Will you repeat only the lines from the one with "Reproduce this chart with D3.js." through the one with "const y = d3.scaleLinear().domain([0,35000]).range([H", both included, leaving every picture out?
===== DATASET EXTRACT =====
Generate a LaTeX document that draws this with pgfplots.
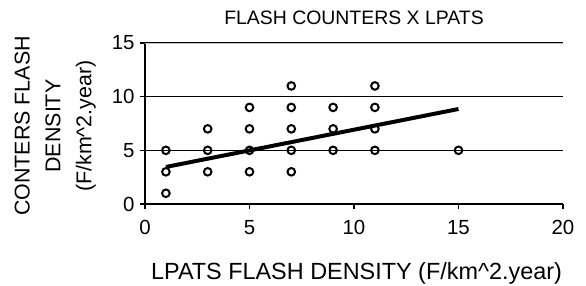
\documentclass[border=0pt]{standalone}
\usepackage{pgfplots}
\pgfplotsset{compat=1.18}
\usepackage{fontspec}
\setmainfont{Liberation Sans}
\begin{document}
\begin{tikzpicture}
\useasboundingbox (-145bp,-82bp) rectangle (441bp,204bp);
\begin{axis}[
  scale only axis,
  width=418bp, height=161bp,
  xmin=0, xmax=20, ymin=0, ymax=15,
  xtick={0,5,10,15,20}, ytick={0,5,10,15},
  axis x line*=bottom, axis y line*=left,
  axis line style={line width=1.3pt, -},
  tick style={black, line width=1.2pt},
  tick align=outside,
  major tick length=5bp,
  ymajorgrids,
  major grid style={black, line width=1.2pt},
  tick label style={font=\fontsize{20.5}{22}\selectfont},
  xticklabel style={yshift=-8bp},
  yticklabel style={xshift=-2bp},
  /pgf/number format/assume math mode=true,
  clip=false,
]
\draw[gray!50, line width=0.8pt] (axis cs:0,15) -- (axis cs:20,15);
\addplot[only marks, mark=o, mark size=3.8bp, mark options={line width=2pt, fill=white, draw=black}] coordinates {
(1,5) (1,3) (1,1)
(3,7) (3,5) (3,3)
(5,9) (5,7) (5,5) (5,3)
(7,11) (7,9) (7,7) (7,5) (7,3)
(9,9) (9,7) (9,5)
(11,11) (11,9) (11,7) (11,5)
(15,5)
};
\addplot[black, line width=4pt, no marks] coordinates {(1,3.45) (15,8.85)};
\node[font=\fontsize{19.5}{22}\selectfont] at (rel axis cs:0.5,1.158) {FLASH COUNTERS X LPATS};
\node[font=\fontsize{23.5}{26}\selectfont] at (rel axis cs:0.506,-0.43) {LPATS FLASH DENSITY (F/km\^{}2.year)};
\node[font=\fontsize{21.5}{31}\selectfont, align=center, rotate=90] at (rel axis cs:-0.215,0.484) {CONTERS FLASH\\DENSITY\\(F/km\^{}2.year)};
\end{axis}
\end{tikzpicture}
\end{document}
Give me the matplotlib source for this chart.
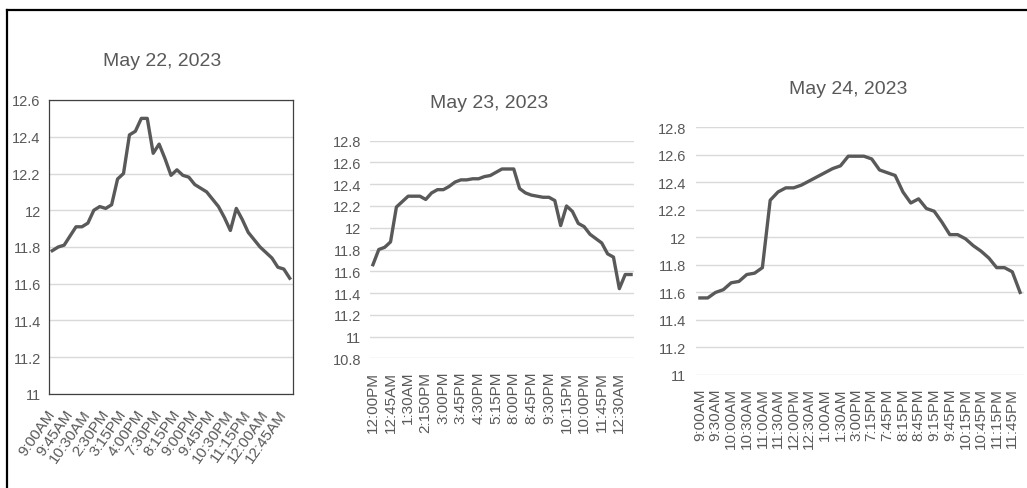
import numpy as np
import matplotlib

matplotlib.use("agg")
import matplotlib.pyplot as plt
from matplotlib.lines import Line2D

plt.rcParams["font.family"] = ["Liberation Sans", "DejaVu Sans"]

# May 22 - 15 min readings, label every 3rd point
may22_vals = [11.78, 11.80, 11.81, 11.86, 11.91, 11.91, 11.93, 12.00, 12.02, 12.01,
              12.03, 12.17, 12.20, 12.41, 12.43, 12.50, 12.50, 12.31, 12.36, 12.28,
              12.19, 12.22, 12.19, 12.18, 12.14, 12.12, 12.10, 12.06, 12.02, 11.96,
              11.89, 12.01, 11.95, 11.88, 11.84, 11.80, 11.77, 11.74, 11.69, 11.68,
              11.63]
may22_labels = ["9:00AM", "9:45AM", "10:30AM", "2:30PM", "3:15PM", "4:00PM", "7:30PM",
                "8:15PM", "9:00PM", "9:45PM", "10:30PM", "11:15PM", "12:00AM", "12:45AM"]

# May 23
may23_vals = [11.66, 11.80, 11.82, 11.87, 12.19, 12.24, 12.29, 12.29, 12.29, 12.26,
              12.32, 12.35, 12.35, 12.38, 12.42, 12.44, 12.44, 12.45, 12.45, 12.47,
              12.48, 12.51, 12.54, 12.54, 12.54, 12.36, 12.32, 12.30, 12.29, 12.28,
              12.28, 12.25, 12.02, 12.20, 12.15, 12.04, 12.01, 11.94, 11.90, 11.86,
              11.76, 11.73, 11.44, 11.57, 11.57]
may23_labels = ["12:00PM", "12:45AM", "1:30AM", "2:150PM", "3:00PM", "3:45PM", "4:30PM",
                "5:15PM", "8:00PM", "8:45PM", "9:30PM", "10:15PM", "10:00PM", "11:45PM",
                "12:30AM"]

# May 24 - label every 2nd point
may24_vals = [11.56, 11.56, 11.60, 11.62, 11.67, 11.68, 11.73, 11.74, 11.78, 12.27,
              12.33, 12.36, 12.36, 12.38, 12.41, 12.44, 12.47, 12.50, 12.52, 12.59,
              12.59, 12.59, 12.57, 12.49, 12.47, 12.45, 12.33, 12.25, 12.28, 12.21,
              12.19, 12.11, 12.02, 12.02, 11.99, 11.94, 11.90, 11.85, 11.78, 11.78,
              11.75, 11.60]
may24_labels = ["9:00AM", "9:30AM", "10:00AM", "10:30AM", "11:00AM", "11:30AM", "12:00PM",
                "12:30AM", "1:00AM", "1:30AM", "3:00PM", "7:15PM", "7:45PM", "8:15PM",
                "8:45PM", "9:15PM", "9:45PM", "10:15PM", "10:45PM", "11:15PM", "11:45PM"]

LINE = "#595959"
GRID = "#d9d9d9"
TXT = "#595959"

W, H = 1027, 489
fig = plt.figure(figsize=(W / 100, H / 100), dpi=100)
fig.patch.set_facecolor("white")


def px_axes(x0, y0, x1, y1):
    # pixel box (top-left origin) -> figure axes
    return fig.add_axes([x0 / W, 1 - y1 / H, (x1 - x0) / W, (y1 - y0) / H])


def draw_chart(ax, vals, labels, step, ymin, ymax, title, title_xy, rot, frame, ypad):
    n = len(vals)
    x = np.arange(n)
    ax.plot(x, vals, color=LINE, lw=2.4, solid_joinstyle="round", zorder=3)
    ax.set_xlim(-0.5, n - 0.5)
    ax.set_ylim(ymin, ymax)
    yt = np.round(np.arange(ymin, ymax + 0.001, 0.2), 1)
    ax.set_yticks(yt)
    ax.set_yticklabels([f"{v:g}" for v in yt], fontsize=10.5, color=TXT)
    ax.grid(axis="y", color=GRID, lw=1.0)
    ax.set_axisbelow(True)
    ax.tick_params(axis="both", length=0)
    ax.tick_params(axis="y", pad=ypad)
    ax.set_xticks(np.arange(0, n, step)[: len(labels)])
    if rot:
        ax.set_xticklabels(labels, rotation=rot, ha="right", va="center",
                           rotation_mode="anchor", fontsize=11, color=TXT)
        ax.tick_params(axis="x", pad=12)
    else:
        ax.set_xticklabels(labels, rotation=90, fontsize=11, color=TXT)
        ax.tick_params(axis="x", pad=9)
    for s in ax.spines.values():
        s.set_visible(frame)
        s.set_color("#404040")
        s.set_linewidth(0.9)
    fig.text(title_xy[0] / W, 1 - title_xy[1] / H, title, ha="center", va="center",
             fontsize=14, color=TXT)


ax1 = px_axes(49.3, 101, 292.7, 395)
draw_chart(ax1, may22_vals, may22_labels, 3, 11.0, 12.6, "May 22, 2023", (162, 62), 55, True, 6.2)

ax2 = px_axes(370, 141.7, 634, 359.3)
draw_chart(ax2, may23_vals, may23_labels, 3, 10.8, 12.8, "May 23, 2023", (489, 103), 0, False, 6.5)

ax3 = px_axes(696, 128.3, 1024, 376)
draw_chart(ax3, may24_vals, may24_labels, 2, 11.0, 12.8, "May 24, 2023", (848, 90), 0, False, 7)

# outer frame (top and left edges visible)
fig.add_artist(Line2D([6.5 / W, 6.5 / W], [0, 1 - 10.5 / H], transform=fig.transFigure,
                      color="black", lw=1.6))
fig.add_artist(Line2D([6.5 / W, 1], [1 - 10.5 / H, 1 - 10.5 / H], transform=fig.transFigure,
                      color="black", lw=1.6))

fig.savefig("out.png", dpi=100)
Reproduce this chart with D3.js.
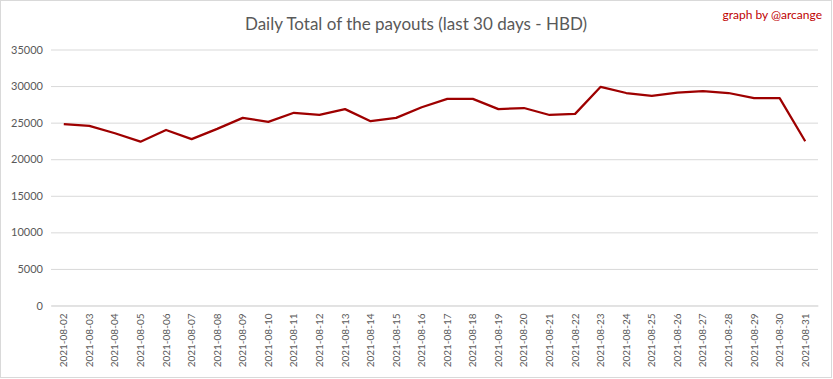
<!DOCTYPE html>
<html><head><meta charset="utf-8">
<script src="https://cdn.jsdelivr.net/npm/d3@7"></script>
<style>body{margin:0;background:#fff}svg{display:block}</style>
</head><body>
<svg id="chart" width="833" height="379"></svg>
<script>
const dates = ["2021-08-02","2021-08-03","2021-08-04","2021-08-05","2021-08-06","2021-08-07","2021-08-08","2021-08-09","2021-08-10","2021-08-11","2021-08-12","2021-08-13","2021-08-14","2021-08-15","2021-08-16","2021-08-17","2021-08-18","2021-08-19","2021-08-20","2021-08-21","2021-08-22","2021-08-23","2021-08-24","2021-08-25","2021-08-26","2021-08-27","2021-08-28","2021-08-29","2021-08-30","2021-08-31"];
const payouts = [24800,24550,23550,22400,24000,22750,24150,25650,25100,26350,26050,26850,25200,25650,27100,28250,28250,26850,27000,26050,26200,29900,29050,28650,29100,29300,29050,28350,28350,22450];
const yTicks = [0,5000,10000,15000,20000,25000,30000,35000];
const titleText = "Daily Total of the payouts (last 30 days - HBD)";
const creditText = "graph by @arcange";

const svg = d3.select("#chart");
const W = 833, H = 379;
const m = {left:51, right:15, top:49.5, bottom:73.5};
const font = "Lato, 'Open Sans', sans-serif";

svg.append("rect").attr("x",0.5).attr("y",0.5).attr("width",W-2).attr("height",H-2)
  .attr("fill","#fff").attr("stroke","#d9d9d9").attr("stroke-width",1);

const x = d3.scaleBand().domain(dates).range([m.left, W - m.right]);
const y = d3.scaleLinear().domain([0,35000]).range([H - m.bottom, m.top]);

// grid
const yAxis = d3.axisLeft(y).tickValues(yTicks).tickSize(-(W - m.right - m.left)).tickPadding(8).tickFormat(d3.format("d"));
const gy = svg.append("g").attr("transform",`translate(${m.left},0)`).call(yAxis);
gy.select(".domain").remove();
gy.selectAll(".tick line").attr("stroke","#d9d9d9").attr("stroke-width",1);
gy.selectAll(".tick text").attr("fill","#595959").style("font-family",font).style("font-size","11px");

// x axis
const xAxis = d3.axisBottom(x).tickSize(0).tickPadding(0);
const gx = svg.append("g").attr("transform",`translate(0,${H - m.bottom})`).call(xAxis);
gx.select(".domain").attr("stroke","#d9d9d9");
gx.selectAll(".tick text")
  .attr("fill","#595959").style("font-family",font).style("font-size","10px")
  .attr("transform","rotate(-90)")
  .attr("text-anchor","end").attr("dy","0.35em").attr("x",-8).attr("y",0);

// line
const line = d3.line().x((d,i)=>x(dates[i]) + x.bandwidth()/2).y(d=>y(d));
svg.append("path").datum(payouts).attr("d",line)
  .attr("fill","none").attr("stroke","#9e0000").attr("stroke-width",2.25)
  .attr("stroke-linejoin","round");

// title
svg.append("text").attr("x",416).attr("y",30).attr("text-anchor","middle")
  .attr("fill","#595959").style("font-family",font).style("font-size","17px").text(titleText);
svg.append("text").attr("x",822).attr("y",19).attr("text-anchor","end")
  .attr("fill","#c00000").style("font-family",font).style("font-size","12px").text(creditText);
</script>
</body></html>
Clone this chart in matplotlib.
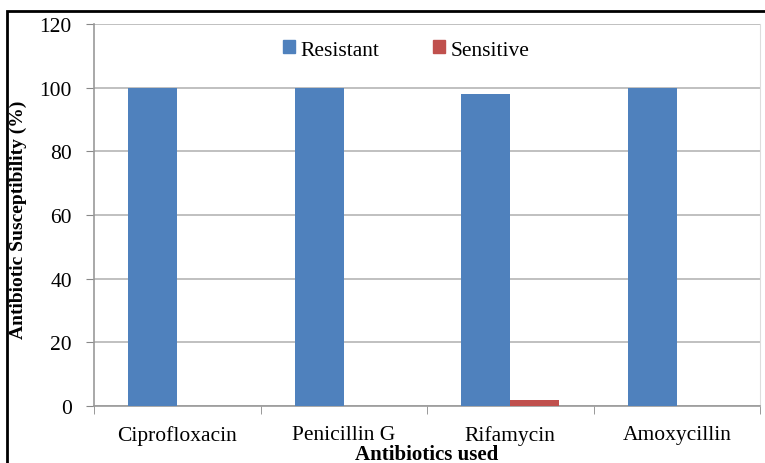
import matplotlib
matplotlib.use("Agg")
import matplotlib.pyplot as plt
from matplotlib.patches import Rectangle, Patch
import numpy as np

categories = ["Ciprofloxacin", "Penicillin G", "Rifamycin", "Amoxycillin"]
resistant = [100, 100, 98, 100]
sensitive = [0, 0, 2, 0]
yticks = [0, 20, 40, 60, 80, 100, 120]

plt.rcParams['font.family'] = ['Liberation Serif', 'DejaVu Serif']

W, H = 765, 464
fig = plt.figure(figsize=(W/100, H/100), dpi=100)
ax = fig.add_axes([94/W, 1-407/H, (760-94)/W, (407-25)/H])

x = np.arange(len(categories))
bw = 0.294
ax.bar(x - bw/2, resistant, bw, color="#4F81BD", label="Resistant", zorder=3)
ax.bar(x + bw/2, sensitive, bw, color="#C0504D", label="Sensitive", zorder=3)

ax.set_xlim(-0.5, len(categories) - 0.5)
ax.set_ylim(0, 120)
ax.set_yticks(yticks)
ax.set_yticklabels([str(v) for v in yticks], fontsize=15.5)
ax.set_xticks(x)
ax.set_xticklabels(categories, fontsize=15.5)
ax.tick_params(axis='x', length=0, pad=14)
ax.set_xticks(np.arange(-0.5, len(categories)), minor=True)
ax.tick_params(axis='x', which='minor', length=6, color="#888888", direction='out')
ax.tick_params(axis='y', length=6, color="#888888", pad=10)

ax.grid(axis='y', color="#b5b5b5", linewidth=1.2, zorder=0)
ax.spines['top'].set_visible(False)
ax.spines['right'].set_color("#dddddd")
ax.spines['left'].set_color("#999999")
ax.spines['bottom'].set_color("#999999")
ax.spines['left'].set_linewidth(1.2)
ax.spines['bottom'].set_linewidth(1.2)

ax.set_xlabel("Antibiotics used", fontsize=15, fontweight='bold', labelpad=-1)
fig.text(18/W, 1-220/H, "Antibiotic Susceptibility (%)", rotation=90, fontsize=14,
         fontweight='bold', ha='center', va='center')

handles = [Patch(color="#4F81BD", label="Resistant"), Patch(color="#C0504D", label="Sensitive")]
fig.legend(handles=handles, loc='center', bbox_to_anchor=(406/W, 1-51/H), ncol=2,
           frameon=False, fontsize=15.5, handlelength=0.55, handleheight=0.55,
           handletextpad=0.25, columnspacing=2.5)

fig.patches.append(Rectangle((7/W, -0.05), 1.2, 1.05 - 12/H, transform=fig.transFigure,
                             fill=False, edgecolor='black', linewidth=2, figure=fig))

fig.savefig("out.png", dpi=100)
=====
> [WRITTEN RESPONSE]:
Reproduce this chart with D3.js.
<!DOCTYPE html>
<html><head><meta charset="utf-8">
<script src="https://cdn.jsdelivr.net/npm/d3@7"></script>
<style>body{margin:0;background:#fff}svg{display:block}</style>
</head><body>
<svg id="chart" width="833" height="379"></svg>
<script>
const dates = ["2021-08-02","2021-08-03","2021-08-04","2021-08-05","2021-08-06","2021-08-07","2021-08-08","2021-08-09","2021-08-10","2021-08-11","2021-08-12","2021-08-13","2021-08-14","2021-08-15","2021-08-16","2021-08-17","2021-08-18","2021-08-19","2021-08-20","2021-08-21","2021-08-22","2021-08-23","2021-08-24","2021-08-25","2021-08-26","2021-08-27","2021-08-28","2021-08-29","2021-08-30","2021-08-31"];
const payouts = [24800,24550,23550,22400,24000,22750,24150,25650,25100,26350,26050,26850,25200,25650,27100,28250,28250,26850,27000,26050,26200,29900,29050,28650,29100,29300,29050,28350,28350,22450];
const yTicks = [0,5000,10000,15000,20000,25000,30000,35000];
const titleText = "Daily Total of the payouts (last 30 days - HBD)";
const creditText = "graph by @arcange";

const svg = d3.select("#chart");
const W = 833, H = 379;
const m = {left:51, right:15, top:49.5, bottom:73.5};
const font = "Lato, 'Open Sans', sans-serif";

svg.append("rect").attr("x",0.5).attr("y",0.5).attr("width",W-2).attr("height",H-2)
  .attr("fill","#fff").attr("stroke","#d9d9d9").attr("stroke-width",1);

const x = d3.scaleBand().domain(dates).range([m.left, W - m.right]);
const y = d3.scaleLinear().domain([0,35000]).range([H - m.bottom, m.top]);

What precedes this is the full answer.